MD: (Laughs) I’m feeling very excited. It will be the first time I’ve played it for people but I’ve been looking forward to sharing it with everyone up there. I just think people are going to love it.

SDN: How did you get into playing chamber music? What were the influences in your life that led you to the viola?

MD: Well, there are lots of things. I grew up playing violin. I grew up in a small town in Maine, and I was very fortunate to have a lot of opportunities (with violin and viola). I went to study in college and spent a few years in Germany where I studied the viola exclusively, very intensively, for a few years. I love playing and I love teaching also, and I feel like that goes together, many years playing and teaching at the university level, and I love doing both.

SDN: Why the viola? What is it about that instrument resonates with you?

MD: Since I’ll be playing two instruments, I’ll tell you about each one because they’re a little different.

The viola, I’ve played it for decades, and I feel like, to me, I’ve always been attracted to that voice in music. People often consider it to be the most human, the closet in ringing to the human voice. I’ve always enjoyed that — I’ve enjoyed the solos of the instrument.

The viola d’amore is a fairly new instrument to me.

I just started playing it about four years ago. To me, there’s a complete different sound color, and that’s what is so exciting about it.

It sounds exotic. It’s intimate and quite a bit softer. It doesn’t project very well, but what it does project is this kind of space and openness. It just sounds completely different than a viola. I think, in the concert hall we’re playing in Breckenridge, I think people will appreciate the way it resonates verse the traditional string instruments.

SDN: What inspires you?

MD: Well, I have to admit there’s a lot of music that I love, and I do get a lot of inspiration from that. But I think I get inspired by human experience more than anything.

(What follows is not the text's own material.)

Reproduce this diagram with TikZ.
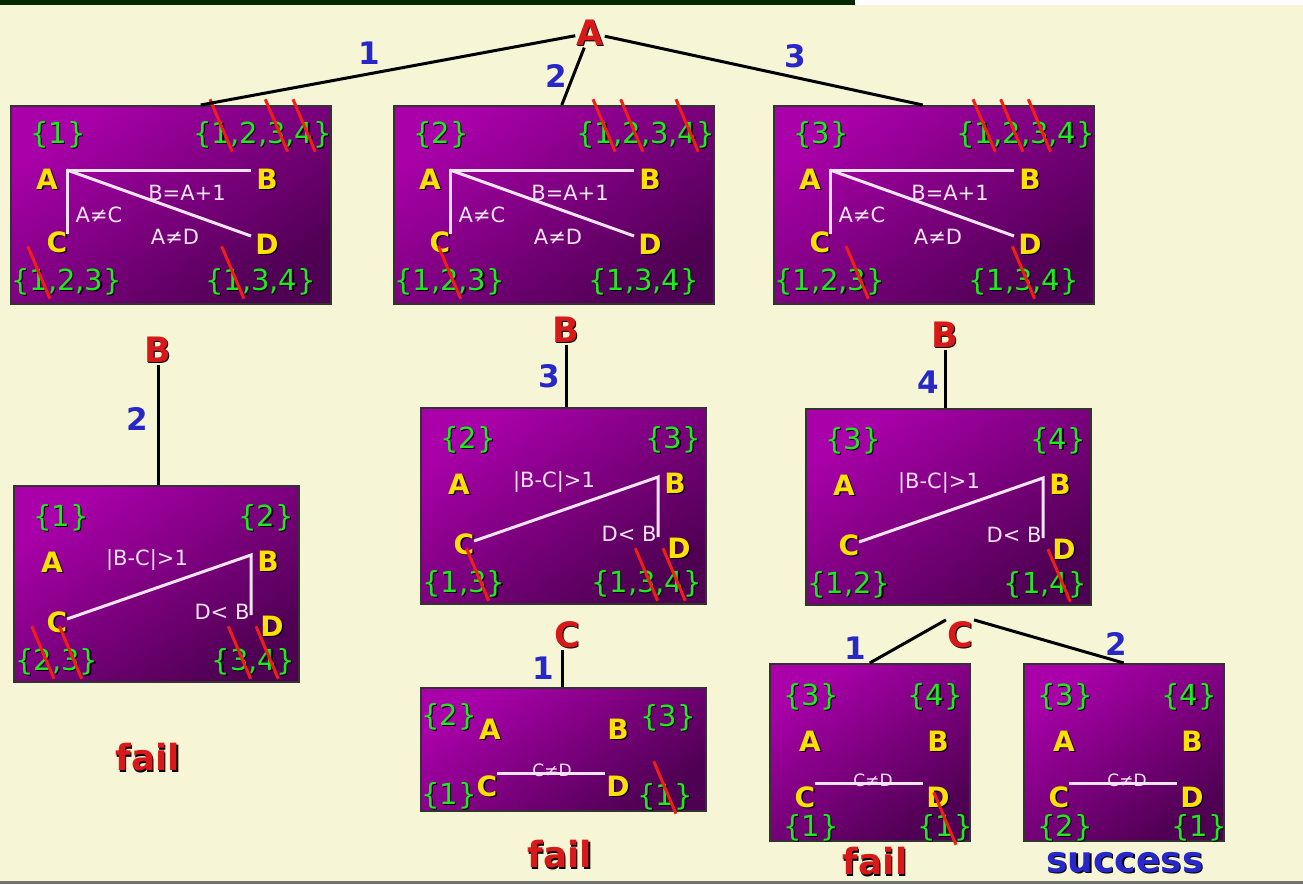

I feel like, in classical music, there is this world of understanding and experience that we don’t have and that we can learn from. I feel like I do get a lot of inspiration from that repertoire.

With the viola d’amore, I feel like my inspiration has been a little more diverse because I realize it has a great capacity to do Middle Eastern music, Eastern European music, Indian music, things like that, which I really hadn’t been exposed to much before I started playing the viola d’amore.

SDN: Did you always know you were going to be a musician?

MD: Honestly, probably not. I didn’t know that until later. It was probably when I was in college that I realized I wanted to do this with my life.

SDN: Getting back to your Sunday recital. Tell me about David. I see his work has been called a “musical epiphany.” Would you say that’s accurate?

MD: David is a great player. We’ve known each other for about 10 years and been playing recitals on and off the entire time. We do a lot of playing together both just the two of us and in the piano quartet we have.

He’s a great friend and a fantastic person to work with. It’s a great thrill always to have a chance to perform with him.